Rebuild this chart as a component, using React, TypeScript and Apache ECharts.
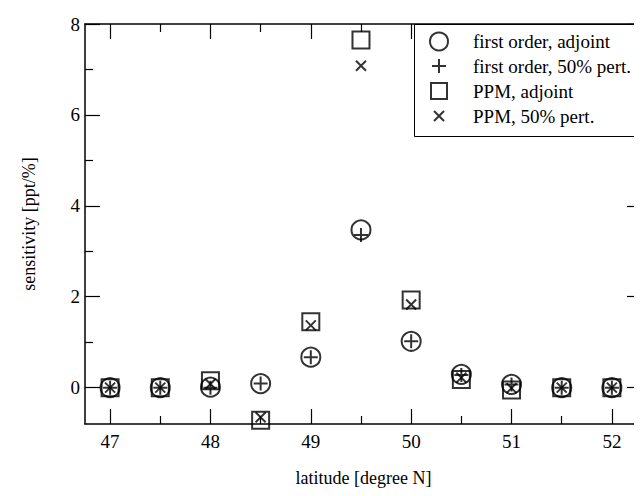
import React, { useEffect, useRef } from "react";
import * as echarts from "echarts";

const latitudes = [47, 47.5, 48, 48.5, 49, 49.5, 50, 50.5, 51, 51.5, 52];
const firstOrderAdjoint = [0, 0, 0.01, 0.09, 0.67, 3.47, 1.02, 0.29, 0.07, 0, 0];
const firstOrderPert = [0, 0, 0, 0.09, 0.67, 3.36, 1.02, 0.28, 0.07, 0, 0];
const ppmAdjoint = [0, 0, 0.15, -0.72, 1.45, 7.65, 1.93, 0.18, -0.05, 0, 0];
const ppmPert = [0, 0, 0.08, -0.65, 1.37, 7.08, 1.83, 0.22, -0.01, 0, 0];

const xMajor = [47, 48, 49, 50, 51, 52];
const xMinor = [47.5, 48.5, 49.5, 50.5, 51.5];
const yMajor = [0, 2, 4, 6, 8];
const yMinor = [1, 3, 5, 7];

const seriesNames = [
  "first order, adjoint",
  "first order, 50% pert.",
  "PPM, adjoint",
  "PPM, 50% pert.",
];

const FONT = "'Liberation Serif', 'Times New Roman', serif";
const X_MIN = 46.75;
const X_MAX = 52.3;
const Y_MIN = -0.8;
const Y_MAX = 8;

const PLUS = "path://M0,-10L0,10M-10,0L10,0";
const CROSS = "path://M-10,-10L10,10M-10,10L10,-10";

const symbols = ["circle", PLUS, "rect", CROSS];
const sizes = [19, 14, 17, 10];
const legendSizes = [18, 14, 16, 10];

function pairs(vals: number[]) {
  return latitudes.map((x, i) => [x, vals[i]]);
}

export default function App() {
  const ref = useRef<HTMLDivElement>(null);
  useEffect(() => {
    if (!ref.current) return;
    const chart = echarts.init(ref.current, null, { renderer: "svg" });
    const line = { show: true, onZero: false, lineStyle: { color: "#000", width: 1.5 } };
    const noLine = { show: false, onZero: false };
    const tickStyle = { color: "#000", width: 1.2 };
    const mkX = (pos: string, ticks: number[], len: number, labels: boolean, showLine: boolean, name?: string) => ({
      type: "value",
      position: pos,
      min: X_MIN,
      max: X_MAX,
      axisLine: showLine ? line : noLine,
      splitLine: { show: false },
      axisTick: { show: true, inside: true, length: len, customValues: ticks, lineStyle: tickStyle },
      axisLabel: labels
        ? { show: true, customValues: xMajor, color: "#000", fontFamily: FONT, fontSize: 19, margin: 8 }
        : { show: false },
      name: name,
      nameLocation: "middle",
      nameGap: 45,
      nameTextStyle: { color: "#000", fontFamily: FONT, fontSize: 18 },
    });
    const mkY = (pos: string, ticks: number[], len: number, labels: boolean, showLine: boolean, name?: string) => ({
      type: "value",
      position: pos,
      min: Y_MIN,
      max: Y_MAX,
      axisLine: showLine ? line : noLine,
      splitLine: { show: false },
      axisTick: { show: true, inside: true, length: len, customValues: ticks, lineStyle: tickStyle },
      axisLabel: labels
        ? { show: true, customValues: yMajor, color: "#000", fontFamily: FONT, fontSize: 19, margin: 5 }
        : { show: false },
      name: name,
      nameLocation: "middle",
      nameGap: 47,
      nameTextStyle: { color: "#000", fontFamily: FONT, fontSize: 18 },
    });

    const hollow = { color: "rgba(0,0,0,0)", borderColor: "#000", borderWidth: 2 };

    const rowY = [41, 66, 91, 116];
    const legends = seriesNames.map((n, i) => {
      const s = legendSizes[i];
      const left = 438 - s / 2;
      return {
        show: true,
        orient: "vertical",
        left: left - 8,
        top: rowY[i] - 9.5 - 8,
        itemWidth: s,
        itemHeight: s,
        padding: 0,
        textStyle: { color: "#000", fontFamily: FONT, fontSize: 19, padding: [0, 0, 0, 472 - (left + s + 5)] },
        data: [n],
      };
    });

    chart.setOption({
      animation: false,
      backgroundColor: "#fff",
      grid: { left: 77, top: 16, right: 0, bottom: 72, containLabel: false },
      xAxis: [
        mkX("bottom", xMajor, 15, true, true, "latitude [degree N]"),
        mkX("bottom", xMinor, 8, false, false),
        mkX("top", xMajor, 15, false, true),
        mkX("top", xMinor, 8, false, false),
      ],
      yAxis: [
        mkY("left", yMajor, 15, true, true, "sensitivity [ppt/%]"),
        mkY("left", yMinor, 8, false, false),
        mkY("right", yMajor, 15, false, true),
        mkY("right", yMinor, 8, false, false),
      ],
      legend: legends,
      graphic: [
        {
          type: "rect",
          left: 406,
          top: 16,
          shape: { width: 240, height: 112 },
          style: { fill: "#fff", stroke: "#000", lineWidth: 1 },
          z: 1,
        },
      ],
      series: seriesNames.map((n, i) => ({
        name: n,
        type: "scatter",
        symbol: symbols[i],
        symbolSize: sizes[i],
        itemStyle: hollow,
        data: pairs([firstOrderAdjoint, firstOrderPert, ppmAdjoint, ppmPert][i]),
      })),
    });
    return () => chart.dispose();
  }, []);
  return <div ref={ref} style={{ width: 634, height: 488 }} />;
}
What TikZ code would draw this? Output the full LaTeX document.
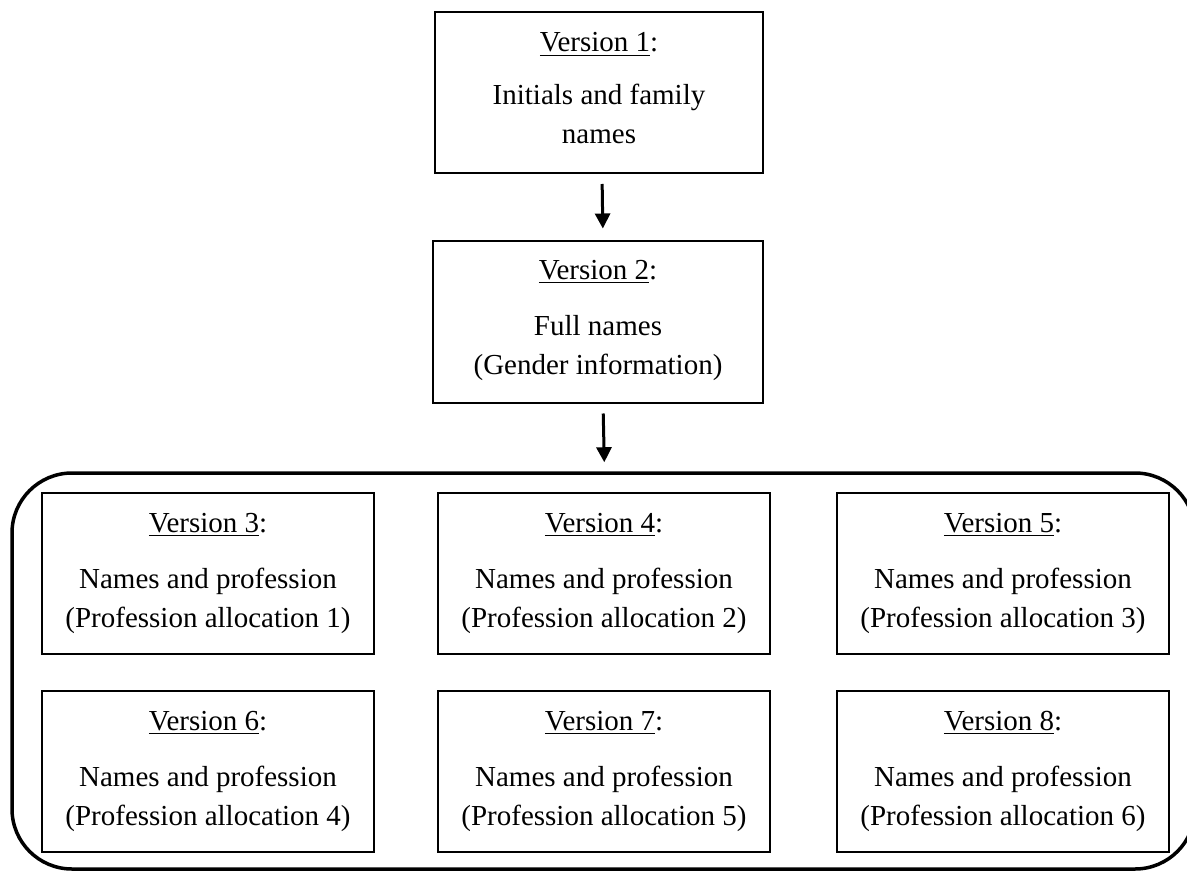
\documentclass[tikz,border=0pt]{standalone}
\usepackage{fontspec}
\setmainfont{Liberation Serif}
\usetikzlibrary{arrows.meta}
\begin{document}
\begin{tikzpicture}[x=0.5pt,y=-0.5pt,
  vbox/.style={draw=black,line width=1pt,minimum width=166pt,minimum height=80.5pt,inner sep=0pt},
  vtext/.style={align=center,inner sep=0pt,font=\fontsize{14.5}{19.5}\selectfont},
  frame/.style={draw=black,line width=1.75pt,rounded corners=30pt,minimum width=591.5pt,minimum height=198pt,inner sep=0pt},
  arr/.style={line width=1.5pt,-{Triangle[width=7.5pt,length=7.5pt]}}]
\useasboundingbox (0,0) rectangle (1187,871);
% top boxes
\node[vbox,minimum width=164pt] (b1) at (599,92.5) {};
\node[vtext] (t1) at ([yshift=2.1pt]b1.center) {\underline{Version 1}:\\[7pt]Initials and family\\names};
\node[vbox,minimum width=165pt] (b2) at (598,322) {};
\node[vtext] (t2) at ([yshift=0.8pt]b2.center) {\underline{Version 2}:\\[8.5pt]Full names\\(Gender information)};
% container
\node[frame] (c) at (603.5,671) {};
% inner boxes
\node[vbox] (b3) at (208,573) {};
\node[vtext] (t3) at (b3.center) {\underline{Version 3}:\\[8.5pt]Names and profession\\(Profession allocation 1)};
\node[vbox] (b4) at (604,573) {};
\node[vtext] (t4) at (b4.center) {\underline{Version 4}:\\[8.5pt]Names and profession\\(Profession allocation 2)};
\node[vbox] (b5) at (1003,573) {};
\node[vtext] (t5) at (b5.center) {\underline{Version 5}:\\[8.5pt]Names and profession\\(Profession allocation 3)};
\node[vbox] (b6) at (208,771) {};
\node[vtext] (t6) at (b6.center) {\underline{Version 6}:\\[8.5pt]Names and profession\\(Profession allocation 4)};
\node[vbox] (b7) at (604,771) {};
\node[vtext] (t7) at (b7.center) {\underline{Version 7}:\\[8.5pt]Names and profession\\(Profession allocation 5)};
\node[vbox] (b8) at (1003,771) {};
\node[vtext] (t8) at (b8.center) {\underline{Version 8}:\\[8.5pt]Names and profession\\(Profession allocation 6)};
% arrows
\draw[arr,shorten <=5pt,shorten >=6pt] ([xshift=1.5pt]b1.south) -- ([xshift=2.5pt]b2.north);
\draw[arr,shorten <=5pt,shorten >=4.5pt] ([xshift=2.5pt]b2.south) -- ([xshift=0.5pt]c.north);
\end{tikzpicture}
\end{document}
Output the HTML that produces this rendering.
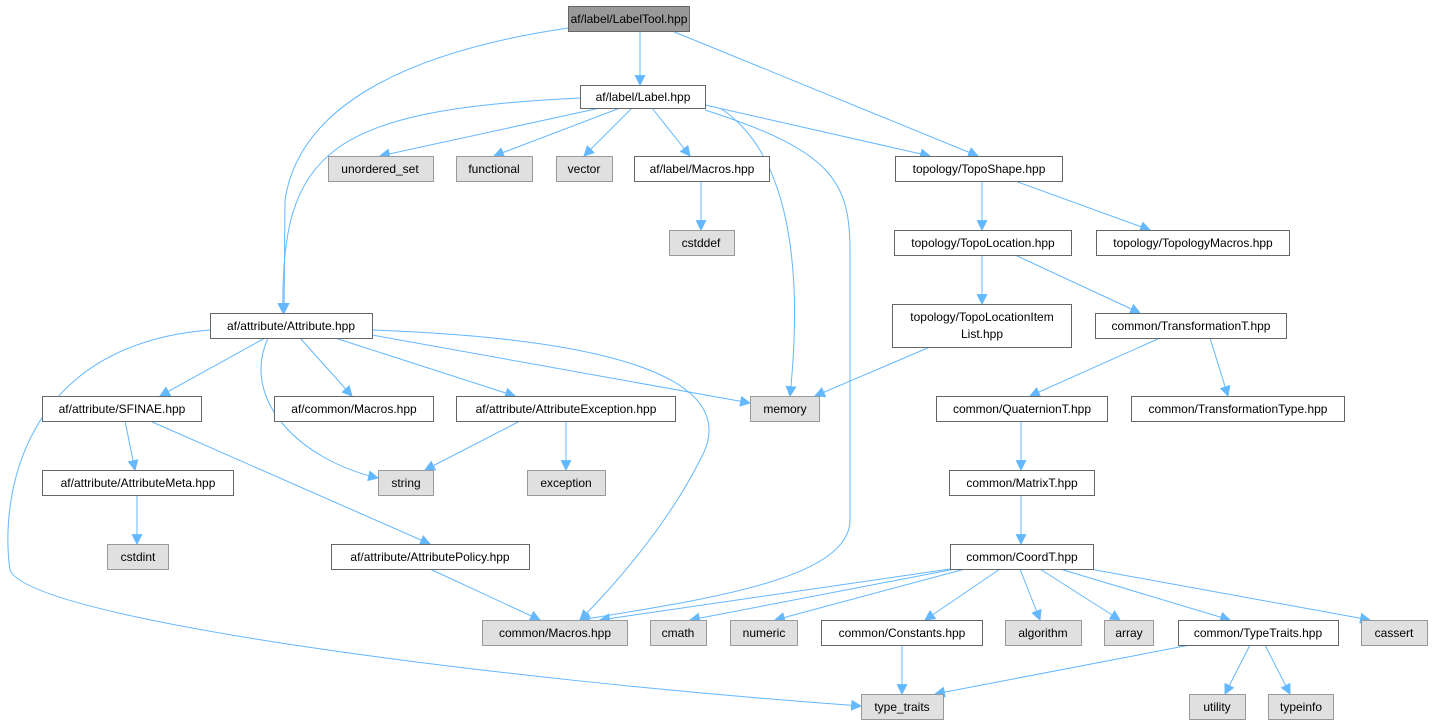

--------------------------------

Your objective
Print each line of the material above exactly, with the pictures removed from your copy.

Output of the exercise
Rebuild this chart as a component, using React, TypeScript and Apache ECharts.
import React, { useEffect, useRef } from "react";
import * as echarts from "echarts";

const latitudes = [47, 47.5, 48, 48.5, 49, 49.5, 50, 50.5, 51, 51.5, 52];
const firstOrderAdjoint = [0, 0, 0.01, 0.09, 0.67, 3.47, 1.02, 0.29, 0.07, 0, 0];
const firstOrderPert = [0, 0, 0, 0.09, 0.67, 3.36, 1.02, 0.28, 0.07, 0, 0];
const ppmAdjoint = [0, 0, 0.15, -0.72, 1.45, 7.65, 1.93, 0.18, -0.05, 0, 0];
const ppmPert = [0, 0, 0.08, -0.65, 1.37, 7.08, 1.83, 0.22, -0.01, 0, 0];

const xMajor = [47, 48, 49, 50, 51, 52];
const xMinor = [47.5, 48.5, 49.5, 50.5, 51.5];
const yMajor = [0, 2, 4, 6, 8];
const yMinor = [1, 3, 5, 7];

const seriesNames = [
  "first order, adjoint",
  "first order, 50% pert.",
  "PPM, adjoint",
  "PPM, 50% pert.",
];

const FONT = "'Liberation Serif', 'Times New Roman', serif";
const X_MIN = 46.75;
const X_MAX = 52.3;
const Y_MIN = -0.8;
const Y_MAX = 8;

const PLUS = "path://M0,-10L0,10M-10,0L10,0";
const CROSS = "path://M-10,-10L10,10M-10,10L10,-10";

const symbols = ["circle", PLUS, "rect", CROSS];
const sizes = [19, 14, 17, 10];
const legendSizes = [18, 14, 16, 10];

function pairs(vals: number[]) {
  return latitudes.map((x, i) => [x, vals[i]]);
}

export default function App() {
  const ref = useRef<HTMLDivElement>(null);
  useEffect(() => {
    if (!ref.current) return;
    const chart = echarts.init(ref.current, null, { renderer: "svg" });
    const line = { show: true, onZero: false, lineStyle: { color: "#000", width: 1.5 } };
    const noLine = { show: false, onZero: false };
    const tickStyle = { color: "#000", width: 1.2 };
    const mkX = (pos: string, ticks: number[], len: number, labels: boolean, showLine: boolean, name?: string) => ({
      type: "value",
      position: pos,
      min: X_MIN,
      max: X_MAX,
      axisLine: showLine ? line : noLine,
      splitLine: { show: false },
      axisTick: { show: true, inside: true, length: len, customValues: ticks, lineStyle: tickStyle },
      axisLabel: labels
        ? { show: true, customValues: xMajor, color: "#000", fontFamily: FONT, fontSize: 19, margin: 8 }
        : { show: false },
      name: name,
      nameLocation: "middle",
      nameGap: 45,
      nameTextStyle: { color: "#000", fontFamily: FONT, fontSize: 18 },
    });
    const mkY = (pos: string, ticks: number[], len: number, labels: boolean, showLine: boolean, name?: string) => ({
      type: "value",
      position: pos,
      min: Y_MIN,
      max: Y_MAX,
      axisLine: showLine ? line : noLine,
      splitLine: { show: false },
      axisTick: { show: true, inside: true, length: len, customValues: ticks, lineStyle: tickStyle },
      axisLabel: labels
        ? { show: true, customValues: yMajor, color: "#000", fontFamily: FONT, fontSize: 19, margin: 5 }
        : { show: false },
      name: name,
      nameLocation: "middle",
      nameGap: 47,
      nameTextStyle: { color: "#000", fontFamily: FONT, fontSize: 18 },
    });

    const hollow = { color: "rgba(0,0,0,0)", borderColor: "#000", borderWidth: 2 };

    const rowY = [41, 66, 91, 116];
    const legends = seriesNames.map((n, i) => {
      const s = legendSizes[i];
      const left = 438 - s / 2;
      return {
        show: true,
        orient: "vertical",
        left: left - 8,
        top: rowY[i] - 9.5 - 8,
        itemWidth: s,
        itemHeight: s,
        padding: 0,
        textStyle: { color: "#000", fontFamily: FONT, fontSize: 19, padding: [0, 0, 0, 472 - (left + s + 5)] },
        data: [n],
      };
    });

    chart.setOption({
      animation: false,
      backgroundColor: "#fff",
      grid: { left: 77, top: 16, right: 0, bottom: 72, containLabel: false },
      xAxis: [
        mkX("bottom", xMajor, 15, true, true, "latitude [degree N]"),
        mkX("bottom", xMinor, 8, false, false),
        mkX("top", xMajor, 15, false, true),
        mkX("top", xMinor, 8, false, false),
      ],
      yAxis: [
        mkY("left", yMajor, 15, true, true, "sensitivity [ppt/%]"),
        mkY("left", yMinor, 8, false, false),
        mkY("right", yMajor, 15, false, true),
        mkY("right", yMinor, 8, false, false),
      ],
      legend: legends,
      graphic: [
        {
          type: "rect",
          left: 406,
          top: 16,
          shape: { width: 240, height: 112 },
          style: { fill: "#fff", stroke: "#000", lineWidth: 1 },
          z: 1,
        },
      ],
      series: seriesNames.map((n, i) => ({
        name: n,
        type: "scatter",
        symbol: symbols[i],
        symbolSize: sizes[i],
        itemStyle: hollow,
        data: pairs([firstOrderAdjoint, firstOrderPert, ppmAdjoint, ppmPert][i]),
      })),
    });
    return () => chart.dispose();
  }, []);
  return <div ref={ref} style={{ width: 634, height: 488 }} />;
}
What TikZ code would draw this? Output the full LaTeX document.
\documentclass[tikz,border=0pt]{standalone}
\usepackage{fontspec}
\setmainfont{Liberation Serif}
\usetikzlibrary{arrows.meta}
\begin{document}
\begin{tikzpicture}[x=0.5pt,y=-0.5pt,
  vbox/.style={draw=black,line width=1pt,minimum width=166pt,minimum height=80.5pt,inner sep=0pt},
  vtext/.style={align=center,inner sep=0pt,font=\fontsize{14.5}{19.5}\selectfont},
  frame/.style={draw=black,line width=1.75pt,rounded corners=30pt,minimum width=591.5pt,minimum height=198pt,inner sep=0pt},
  arr/.style={line width=1.5pt,-{Triangle[width=7.5pt,length=7.5pt]}}]
\useasboundingbox (0,0) rectangle (1187,871);
% top boxes
\node[vbox,minimum width=164pt] (b1) at (599,92.5) {};
\node[vtext] (t1) at ([yshift=2.1pt]b1.center) {\underline{Version 1}:\\[7pt]Initials and family\\names};
\node[vbox,minimum width=165pt] (b2) at (598,322) {};
\node[vtext] (t2) at ([yshift=0.8pt]b2.center) {\underline{Version 2}:\\[8.5pt]Full names\\(Gender information)};
% container
\node[frame] (c) at (603.5,671) {};
% inner boxes
\node[vbox] (b3) at (208,573) {};
\node[vtext] (t3) at (b3.center) {\underline{Version 3}:\\[8.5pt]Names and profession\\(Profession allocation 1)};
\node[vbox] (b4) at (604,573) {};
\node[vtext] (t4) at (b4.center) {\underline{Version 4}:\\[8.5pt]Names and profession\\(Profession allocation 2)};
\node[vbox] (b5) at (1003,573) {};
\node[vtext] (t5) at (b5.center) {\underline{Version 5}:\\[8.5pt]Names and profession\\(Profession allocation 3)};
\node[vbox] (b6) at (208,771) {};
\node[vtext] (t6) at (b6.center) {\underline{Version 6}:\\[8.5pt]Names and profession\\(Profession allocation 4)};
\node[vbox] (b7) at (604,771) {};
\node[vtext] (t7) at (b7.center) {\underline{Version 7}:\\[8.5pt]Names and profession\\(Profession allocation 5)};
\node[vbox] (b8) at (1003,771) {};
\node[vtext] (t8) at (b8.center) {\underline{Version 8}:\\[8.5pt]Names and profession\\(Profession allocation 6)};
% arrows
\draw[arr,shorten <=5pt,shorten >=6pt] ([xshift=1.5pt]b1.south) -- ([xshift=2.5pt]b2.north);
\draw[arr,shorten <=5pt,shorten >=4.5pt] ([xshift=2.5pt]b2.south) -- ([xshift=0.5pt]c.north);
\end{tikzpicture}
\end{document}
Output the HTML that produces this rendering.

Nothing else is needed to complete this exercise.